Direct mail may go out to fewer people, but it actually has, on average a 4.4% response rate compared to email’s 0.14%. But how do you actually ensure you’re getting the attention you want and getting an actual return on investment?
Planning & Response
The two most important things you can do in order to track your return on investment for direct mail is to have a concrete plan, and a method of response. What do you want your direct mail to do? Are you trying to encourage visits to a new outlet, take part in a special promotion, or encourage people to request a consultation? The kind of results you want will determine how to create your direct mail. Once you know that, you must carefully plan and budget your direct mail assets to ensure that your costs for creation, mailing and using a direct mail list are still on target. Just because you can spend a lot of money in the concept phase, doesn’t you mean should.

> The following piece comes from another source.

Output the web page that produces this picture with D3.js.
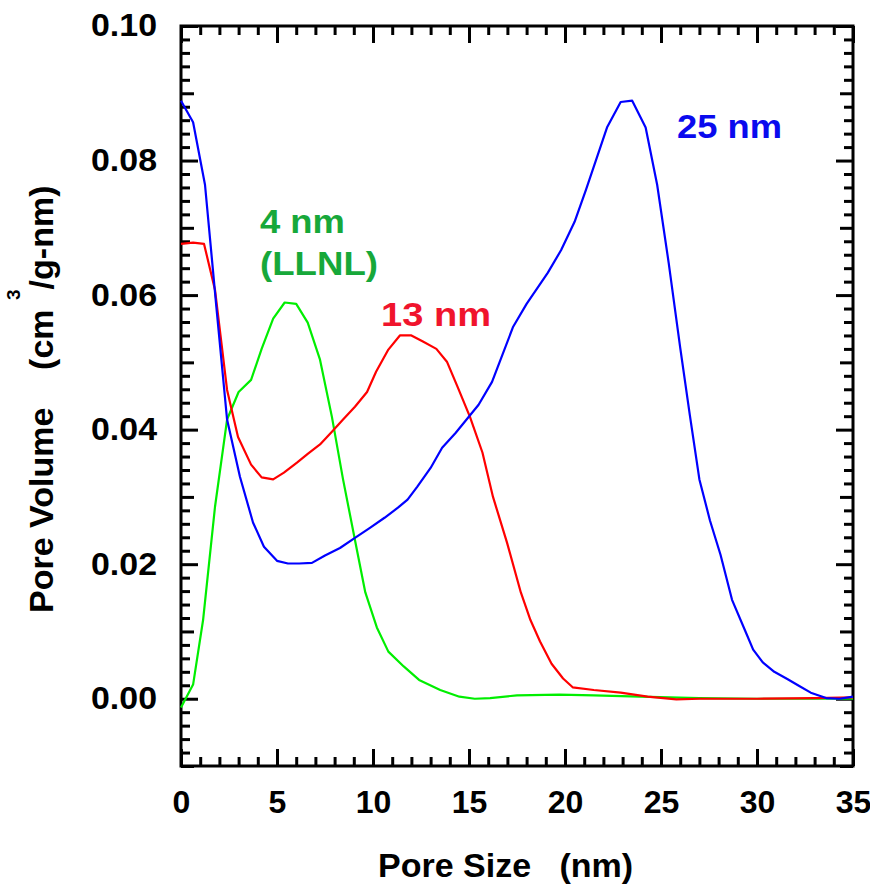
<!DOCTYPE html>
<html>
<head>
<meta charset="utf-8">
<script src="https://cdn.jsdelivr.net/npm/d3@7"></script>
<style>
  body { margin: 0; background: #fff; }
  svg { display: block; font-family: "Liberation Sans", Arial, sans-serif; font-weight: bold; }
</style>
</head>
<body>
<script>
// pore size distributions
const size25 = [0, 0.63, 1.25, 1.85, 2.4, 3.07, 3.75, 4.32, 5.0, 5.57, 6.15, 6.82, 7.5, 8.28, 9.06, 9.84, 10.6, 11.3, 11.8, 12.3, 13.0, 13.6, 14.3, 15.5, 16.2, 17.3, 18.0, 19.1, 19.8, 20.5, 21.1, 22.2, 22.9, 23.5, 24.2, 24.8, 25.4, 26.0, 26.5, 27.0, 27.55, 28.1, 28.7, 29.4, 29.8, 30.3, 30.9, 31.6, 32.2, 32.8, 33.6, 34.3, 35.0]
const vol25 = [0.0889, 0.0857, 0.0764, 0.058, 0.0415, 0.0330, 0.0262, 0.0226, 0.0205, 0.0201, 0.0201, 0.0202, 0.0213, 0.0224, 0.0239, 0.0254, 0.0269, 0.0284, 0.0296, 0.0315, 0.0343, 0.0373, 0.0395, 0.0437, 0.0471, 0.0553, 0.0587, 0.0633, 0.0667, 0.0709, 0.0757, 0.0850, 0.0887, 0.0889, 0.0849, 0.0764, 0.0648, 0.0522, 0.0422, 0.0326, 0.0265, 0.0214, 0.0147, 0.0100, 0.0073, 0.0054, 0.0040, 0.0029, 0.0019, 0.0009, 0.0001, 0.0000, 0.0003]

const size13 = [0, 0.63, 1.2, 1.77, 2.4, 2.97, 3.65, 4.2, 4.8, 5.36, 6.04, 6.6, 7.24, 7.86, 8.44, 9.06, 9.69, 10.16, 10.8, 11.4, 12.0, 12.6, 13.3, 13.85, 14.4, 15.05, 15.7, 16.25, 16.98, 17.7, 18.2, 18.7, 19.3, 19.9, 20.4, 21.5, 22.9, 24.3, 25.8, 27, 30, 33, 35]
const vol13 = [0.0676, 0.0678, 0.0676, 0.0608, 0.0459, 0.0389, 0.0348, 0.0329, 0.0326, 0.0336, 0.0351, 0.0364, 0.0378, 0.0397, 0.0415, 0.0434, 0.0456, 0.0486, 0.0519, 0.0540, 0.0540, 0.0531, 0.0520, 0.0501, 0.0464, 0.0419, 0.0366, 0.0300, 0.0232, 0.0158, 0.0117, 0.0085, 0.0052, 0.0030, 0.0017, 0.0013, 0.0009, 0.0003, -0.0001, 0.0, 0.0, 0.0001, 0.0002]

const size4 = [0, 0.63, 1.15, 1.77, 2.4, 3.0, 3.65, 4.2, 4.8, 5.4, 6.0, 6.6, 7.24, 7.86, 8.44, 9.06, 9.6, 10.2, 10.8, 11.6, 12.4, 13.5, 14.5, 15.3, 16.1, 17.5, 19.7, 21.5, 23.9, 27, 30, 35]
const vol4 = [-0.0013, 0.0021, 0.0117, 0.0285, 0.0415, 0.0456, 0.0474, 0.0520, 0.0565, 0.0589, 0.0587, 0.0559, 0.0504, 0.0419, 0.0326, 0.0236, 0.0158, 0.0106, 0.0070, 0.0048, 0.0028, 0.0013, 0.0003, 0.0, 0.0001, 0.0005, 0.0006, 0.0005, 0.0003, 0.0001, 0.0, 0.0]

const xMajor = [0, 5, 10, 15, 20, 25, 30, 35]
const yMajor = [0, 0.02, 0.04, 0.06, 0.08, 0.10]

const width = 870, height = 885

const svg = d3.select("body").append("svg")
  .attr("width", width)
  .attr("height", height)

const x = d3.scaleLinear().domain([0, 35]).range([181, 853])
const y = d3.scaleLinear().domain([-0.01, 0.10]).range([766, 26])

const xMinor = d3.range(0, 36).filter(d => d % 5 != 0)
const yAll = d3.range(-10, 101, 2).map(d => d / 1000)
const yMid = yAll.filter(d => Math.round(d * 1000) % 10 == 0 && Math.round(d * 1000) % 20 != 0)
const yMinor = yAll.filter(d => Math.round(d * 1000) % 10 != 0)

function tickGroup(axis, tx, ty) {
  const g = svg.append("g")
    .attr("transform", `translate(${tx},${ty})`)
    .call(axis)
  g.select(".domain").remove()
  g.selectAll(".tick line").attr("stroke", "#000").attr("stroke-width", 3)
  return g
}

// bottom + top
const bottom = tickGroup(d3.axisBottom(x).tickValues(xMajor).tickSize(-17).tickPadding(24).tickFormat(d3.format("d")), 0, 766)
tickGroup(d3.axisBottom(x).tickValues(xMinor).tickSize(-9).tickFormat(""), 0, 766)
tickGroup(d3.axisTop(x).tickValues(xMajor).tickSize(-17).tickFormat(""), 0, 26)
tickGroup(d3.axisTop(x).tickValues(xMinor).tickSize(-9).tickFormat(""), 0, 26)

// left + right
const left = tickGroup(d3.axisLeft(y).tickValues(yMajor).tickSize(-17).tickPadding(24).tickFormat(d3.format(".2f")), 181, 0)
tickGroup(d3.axisLeft(y).tickValues(yMid).tickSize(-13).tickFormat(""), 181, 0)
tickGroup(d3.axisLeft(y).tickValues(yMinor).tickSize(-9).tickFormat(""), 181, 0)
tickGroup(d3.axisRight(y).tickValues(yMajor).tickSize(-17).tickFormat(""), 853, 0)
tickGroup(d3.axisRight(y).tickValues(yMid).tickSize(-13).tickFormat(""), 853, 0)
tickGroup(d3.axisRight(y).tickValues(yMinor).tickSize(-9).tickFormat(""), 853, 0)

bottom.selectAll("text")
  .style("font-family", "Liberation Sans, Arial, sans-serif")
  .style("font-weight", "bold")
  .style("font-size", "32px")
  .attr("fill", "#000")
left.selectAll("text")
  .style("font-family", "Liberation Sans, Arial, sans-serif")
  .style("font-weight", "bold")
  .style("font-size", "31px")
  .attr("textLength", 66)
  .attr("lengthAdjust", "spacingAndGlyphs")
  .attr("fill", "#000")

svg.append("rect")
  .attr("x", 181).attr("y", 26)
  .attr("width", 853 - 181).attr("height", 766 - 26)
  .attr("fill", "none")
  .attr("stroke", "#000")
  .attr("stroke-width", 3)

const line = d3.line()
  .x(d => x(d[0]))
  .y(d => y(d[1]))

const series = [
  {sizes: size4, vols: vol4, color: "#00ee00"},
  {sizes: size13, vols: vol13, color: "#ff0000"},
  {sizes: size25, vols: vol25, color: "#0000ff"}
]

svg.selectAll("path.curve").data(series).enter().append("path")
  .attr("class", "curve")
  .attr("d", d => line(d.sizes.map((s, i) => [s, d.vols[i]])))
  .attr("fill", "none")
  .attr("stroke", d => d.color)
  .attr("stroke-width", 2.2)
  .attr("stroke-linejoin", "round")

// curve labels
const labels = [
  {t: "25 nm", x: 677, y: 138, w: 105, c: "#0a0aee"},
  {t: "4 nm", x: 260, y: 233, w: 85, c: "#17a83a"},
  {t: "(LLNL)", x: 260, y: 275, w: 118, c: "#17a83a"},
  {t: "13 nm", x: 381, y: 326, w: 110, c: "#f0142d"}
]
svg.selectAll("text.lbl").data(labels).enter().append("text")
  .attr("class", "lbl")
  .attr("x", d => d.x)
  .attr("y", d => d.y)
  .attr("textLength", d => d.w)
  .attr("lengthAdjust", "spacingAndGlyphs")
  .attr("fill", d => d.c)
  .style("font-size", "33px")
  .text(d => d.t)

// axis titles
svg.append("text")
  .attr("x", 378)
  .attr("y", 877)
  .attr("xml:space", "preserve")
  .style("white-space", "pre")
  .style("font-size", "34px")
  .text("Pore Size   (nm)")

const yt = svg.append("text")
  .attr("transform", "translate(53,613) rotate(-90)")
  .attr("xml:space", "preserve")
  .style("white-space", "pre")
  .style("font-size", "34px")
yt.append("tspan").text("Pore Volume    (cm ")
yt.append("tspan").attr("dy", -33).style("font-size", "19px").text("3")
yt.append("tspan").attr("dy", 33).text("/g-nm)")
</script>
</body>
</html>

Once your budget is on track, build in some kind of response to your direct mail. This can take the form of a unique number recipients can input to a website, a website address for recipients to go to that is for a landing page unique to the direct mail, or even a phone number people can call. Any and all of these methods of response should be keyed specifically to the direct mail effort, so you know exactly where the interest is coming from.
Run Your Numbers
Once your mail is sent and your response is in place, you can start tracking numbers. CPR, or “cost per response,” is your calculation of how much your return on investment is resulting in simple consumer interest. So if you theoretically spent $1000, and you got a 4% response of 40 people, your CPR is $25. Then there’s your CPS, or “cost per sale” which tracks the actual business generated from direct mail. If you managed to get 10 sales from your expenditure of $1000, then your CPS is $100.
By looking at your CPR, CPS and total budget for your direct mail campaign, you can start judging how effective your marketing is, even without the benefit of email interactivity. All it requires, as with any good business practice, is the judicious and efficient use of resources, good planning, and smart distribution to achieve maximum results.